**Supplied records**
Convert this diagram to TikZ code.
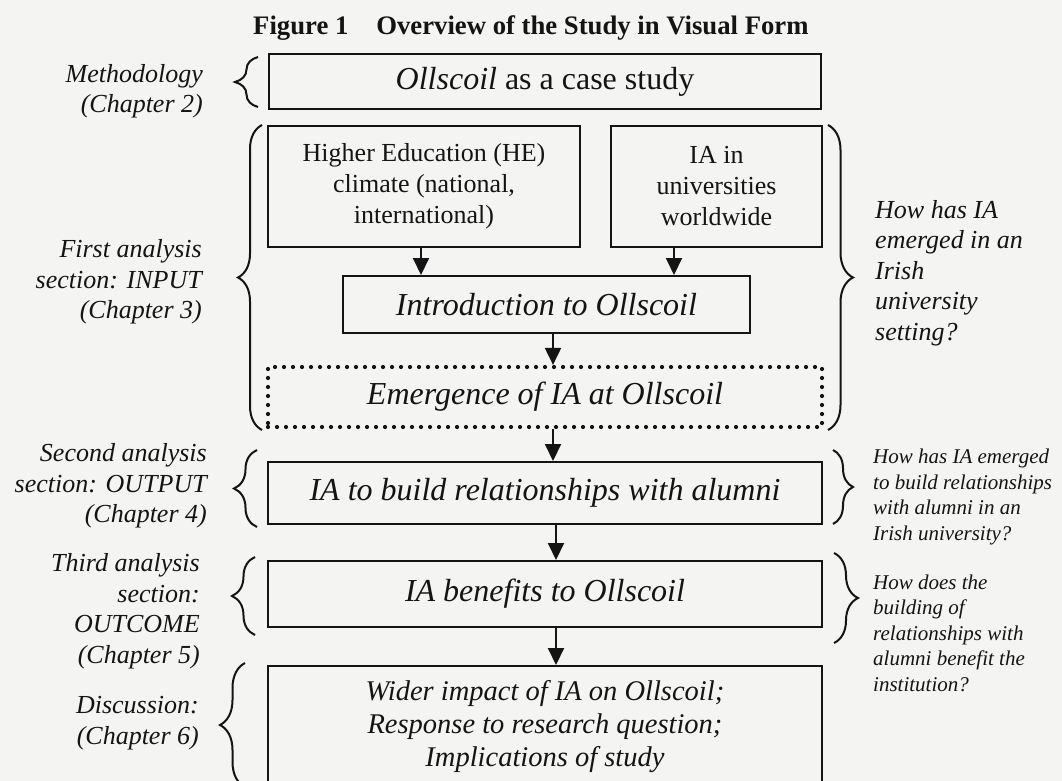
==
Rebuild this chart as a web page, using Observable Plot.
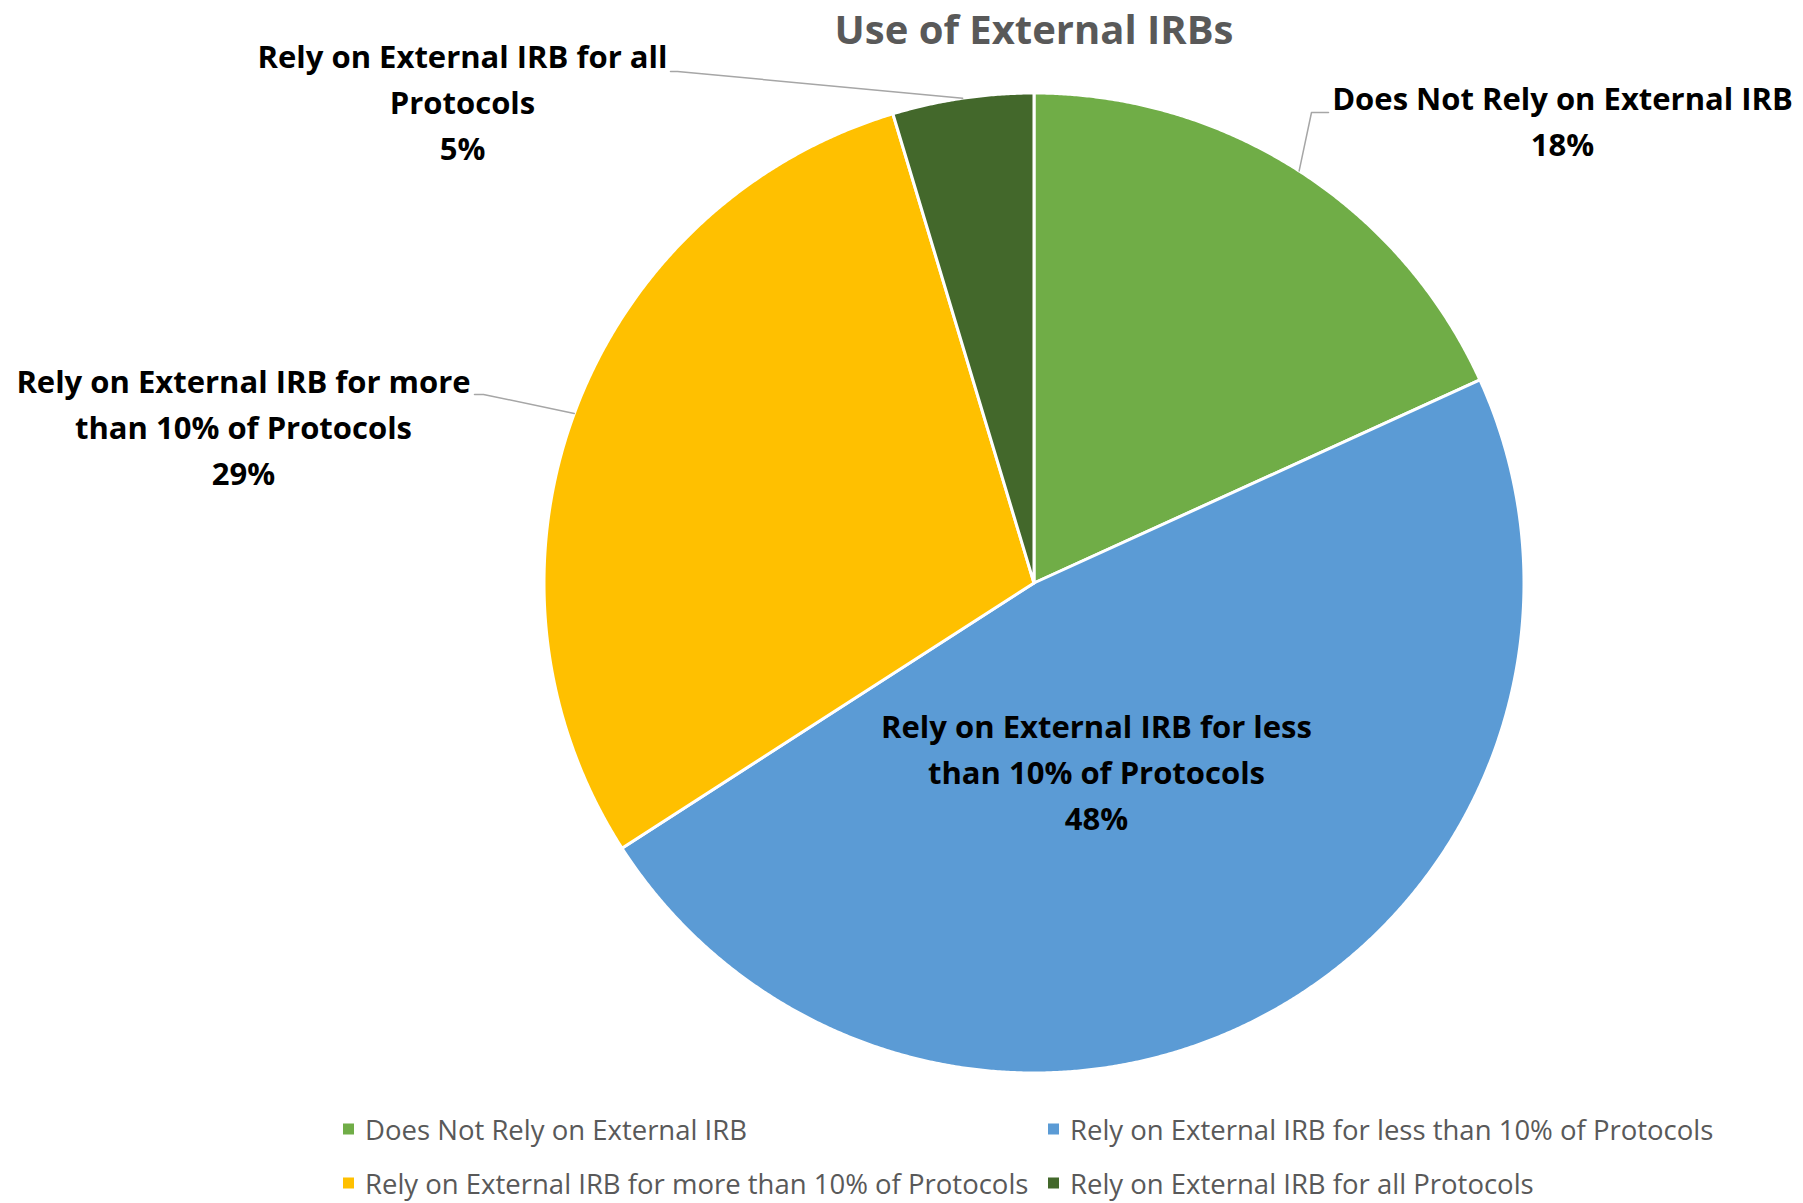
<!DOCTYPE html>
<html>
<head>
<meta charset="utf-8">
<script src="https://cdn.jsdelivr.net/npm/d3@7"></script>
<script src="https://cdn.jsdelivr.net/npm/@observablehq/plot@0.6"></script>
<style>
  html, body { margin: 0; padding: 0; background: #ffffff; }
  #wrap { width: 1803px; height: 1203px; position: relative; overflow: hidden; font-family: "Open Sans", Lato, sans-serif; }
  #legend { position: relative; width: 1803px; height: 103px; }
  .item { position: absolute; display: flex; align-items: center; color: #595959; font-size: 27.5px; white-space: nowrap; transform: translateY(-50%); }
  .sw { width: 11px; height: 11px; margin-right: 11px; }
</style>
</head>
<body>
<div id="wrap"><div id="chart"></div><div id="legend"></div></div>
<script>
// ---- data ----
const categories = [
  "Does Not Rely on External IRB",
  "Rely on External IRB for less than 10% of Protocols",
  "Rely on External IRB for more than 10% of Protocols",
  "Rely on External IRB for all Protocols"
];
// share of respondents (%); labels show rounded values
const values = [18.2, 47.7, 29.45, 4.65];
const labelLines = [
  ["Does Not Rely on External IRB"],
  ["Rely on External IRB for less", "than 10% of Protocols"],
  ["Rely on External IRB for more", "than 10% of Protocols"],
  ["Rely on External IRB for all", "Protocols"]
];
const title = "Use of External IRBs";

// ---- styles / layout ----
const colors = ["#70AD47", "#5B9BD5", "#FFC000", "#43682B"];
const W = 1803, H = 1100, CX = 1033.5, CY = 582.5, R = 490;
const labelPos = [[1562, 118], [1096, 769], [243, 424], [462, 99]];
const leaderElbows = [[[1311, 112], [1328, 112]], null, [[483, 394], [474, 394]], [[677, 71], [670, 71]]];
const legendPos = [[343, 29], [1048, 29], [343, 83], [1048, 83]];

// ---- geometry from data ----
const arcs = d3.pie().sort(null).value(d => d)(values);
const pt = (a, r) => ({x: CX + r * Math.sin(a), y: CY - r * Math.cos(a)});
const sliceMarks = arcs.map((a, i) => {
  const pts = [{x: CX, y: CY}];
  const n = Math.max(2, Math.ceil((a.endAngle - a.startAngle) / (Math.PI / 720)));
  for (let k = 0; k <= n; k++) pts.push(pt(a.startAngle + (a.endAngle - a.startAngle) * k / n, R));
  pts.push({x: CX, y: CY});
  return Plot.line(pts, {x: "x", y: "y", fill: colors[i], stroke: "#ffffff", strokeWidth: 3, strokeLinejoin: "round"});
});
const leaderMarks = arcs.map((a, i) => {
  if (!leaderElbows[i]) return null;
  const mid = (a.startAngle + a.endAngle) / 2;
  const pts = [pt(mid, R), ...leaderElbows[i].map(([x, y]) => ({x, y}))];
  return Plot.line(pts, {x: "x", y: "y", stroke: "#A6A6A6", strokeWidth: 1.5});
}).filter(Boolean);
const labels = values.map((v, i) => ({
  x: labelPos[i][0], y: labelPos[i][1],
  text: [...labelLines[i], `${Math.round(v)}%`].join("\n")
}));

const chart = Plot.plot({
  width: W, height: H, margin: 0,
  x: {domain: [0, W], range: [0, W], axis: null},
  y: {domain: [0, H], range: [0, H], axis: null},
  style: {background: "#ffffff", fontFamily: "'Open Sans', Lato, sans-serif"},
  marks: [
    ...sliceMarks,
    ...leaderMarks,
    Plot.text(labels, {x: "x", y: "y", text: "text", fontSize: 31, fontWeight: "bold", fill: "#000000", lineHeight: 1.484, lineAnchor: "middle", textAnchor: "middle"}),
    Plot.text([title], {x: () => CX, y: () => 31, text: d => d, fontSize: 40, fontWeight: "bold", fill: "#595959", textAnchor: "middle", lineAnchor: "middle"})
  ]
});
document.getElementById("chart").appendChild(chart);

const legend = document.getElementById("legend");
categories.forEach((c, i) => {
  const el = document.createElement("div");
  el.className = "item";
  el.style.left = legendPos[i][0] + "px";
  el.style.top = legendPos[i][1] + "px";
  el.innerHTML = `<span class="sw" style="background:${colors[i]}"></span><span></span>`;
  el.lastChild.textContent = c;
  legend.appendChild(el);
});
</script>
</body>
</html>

**Goal of the exercise**
Return the material from the line containing "Rebuild this chart" through the line containing "83], [1048, 83]];", exactly and in full, but without its pictures.

**Solution**
Rebuild this chart as a web page, using Observable Plot.
<!DOCTYPE html>
<html>
<head>
<meta charset="utf-8">
<script src="https://cdn.jsdelivr.net/npm/d3@7"></script>
<script src="https://cdn.jsdelivr.net/npm/@observablehq/plot@0.6"></script>
<style>
  html, body { margin: 0; padding: 0; background: #ffffff; }
  #wrap { width: 1803px; height: 1203px; position: relative; overflow: hidden; font-family: "Open Sans", Lato, sans-serif; }
  #legend { position: relative; width: 1803px; height: 103px; }
  .item { position: absolute; display: flex; align-items: center; color: #595959; font-size: 27.5px; white-space: nowrap; transform: translateY(-50%); }
  .sw { width: 11px; height: 11px; margin-right: 11px; }
</style>
</head>
<body>
<div id="wrap"><div id="chart"></div><div id="legend"></div></div>
<script>
// ---- data ----
const categories = [
  "Does Not Rely on External IRB",
  "Rely on External IRB for less than 10% of Protocols",
  "Rely on External IRB for more than 10% of Protocols",
  "Rely on External IRB for all Protocols"
];
// share of respondents (%); labels show rounded values
const values = [18.2, 47.7, 29.45, 4.65];
const labelLines = [
  ["Does Not Rely on External IRB"],
  ["Rely on External IRB for less", "than 10% of Protocols"],
  ["Rely on External IRB for more", "than 10% of Protocols"],
  ["Rely on External IRB for all", "Protocols"]
];
const title = "Use of External IRBs";

// ---- styles / layout ----
const colors = ["#70AD47", "#5B9BD5", "#FFC000", "#43682B"];
const W = 1803, H = 1100, CX = 1033.5, CY = 582.5, R = 490;
const labelPos = [[1562, 118], [1096, 769], [243, 424], [462, 99]];
const leaderElbows = [[[1311, 112], [1328, 112]], null, [[483, 394], [474, 394]], [[677, 71], [670, 71]]];
const legendPos = [[343, 29], [1048, 29], [343, 83], [1048, 83]];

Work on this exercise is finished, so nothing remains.